Here are some basic tax tips, not just for gay couples, but for all newlyweds out there:
- Couples need to evaluate if filing together as married filing joint is the optimal filing status. Using last year’s tax returns is usually close enough to determining this year’s outcome. However, if there are any current year transactions that will impact your taxes, make sure to take that into account. Usually you will derive a greater benefit with a married filing joint status, however, the combination of both taxable incomes may throw you into a bigger tax bracket and you want to be ready for this. This is especially the case if one of the parties has been filing as Head of Household with dependents and enjoying the Earned Income Tax Credit.
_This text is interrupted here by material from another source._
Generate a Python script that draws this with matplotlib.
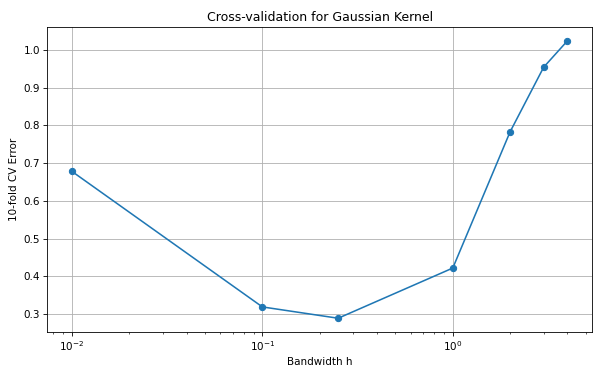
import numpy as np
import matplotlib
matplotlib.use("Agg")
import matplotlib.pyplot as plt

bandwidths = [0.01, 0.1, 0.25, 1, 2, 3, 4]
cv_error = [0.678, 0.319, 0.289, 0.422, 0.783, 0.954, 1.024]

fig, ax = plt.subplots(figsize=(597 / 75, 374 / 75), dpi=75)
ax.plot(bandwidths, cv_error, marker="o")
ax.set_xscale("log")
ax.set_xlabel("Bandwidth h")
ax.set_ylabel("10-fold CV Error")
ax.set_title("Cross-validation for Gaussian Kernel")
ax.grid(True)

fig.subplots_adjust(left=0.079, right=0.992, top=0.928, bottom=0.112)
fig.savefig("out.png", dpi=75)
- You may discover that you are now able to itemize deductions rather than taking the lowly standard deduction. If this is the case, begin tracking the following expenses in order to maximize your itemized deductions next tax season: vehicle registration fees, property taxes, mortgage interest, medical expenses, cash and noncash charitable contributions, union dues, unreimbursed employee business expenses, gambling losses to the extent of winnings, financial management and advisory fees, cost of tax preparation software, tax planning and preparation fees.
- If you find your liability will be greater as a married couple and you work for W2 wages, file a new Form W4 with your employer to take fewer exemptions. This will decrease your take home pay, but you will not have an ugly surprise next April 15. Use the IRS Withholding Calculator to see how many exemptions you should claim.
- If you change your name, be sure to call the Social Security Administration at 1.800.772.1213 or visit your local SSA office with a copy of your marriage certificate and birth certificate in order to get a new Social Security card. You will be required to file Form SS-5 Application for Social Security Card.
- If you weren’t previously living together, you should update this information with your employer to ensure that you receive your W2 form at the correct address next January. Also, if you change your address, you need to let the IRS know. File IRS Form 8822.
- It doesn’t matter when you get married this year. If you are married as of December 31, that’s your marital status for the entire year.
Congratulations and best wishes for a wonderful life together!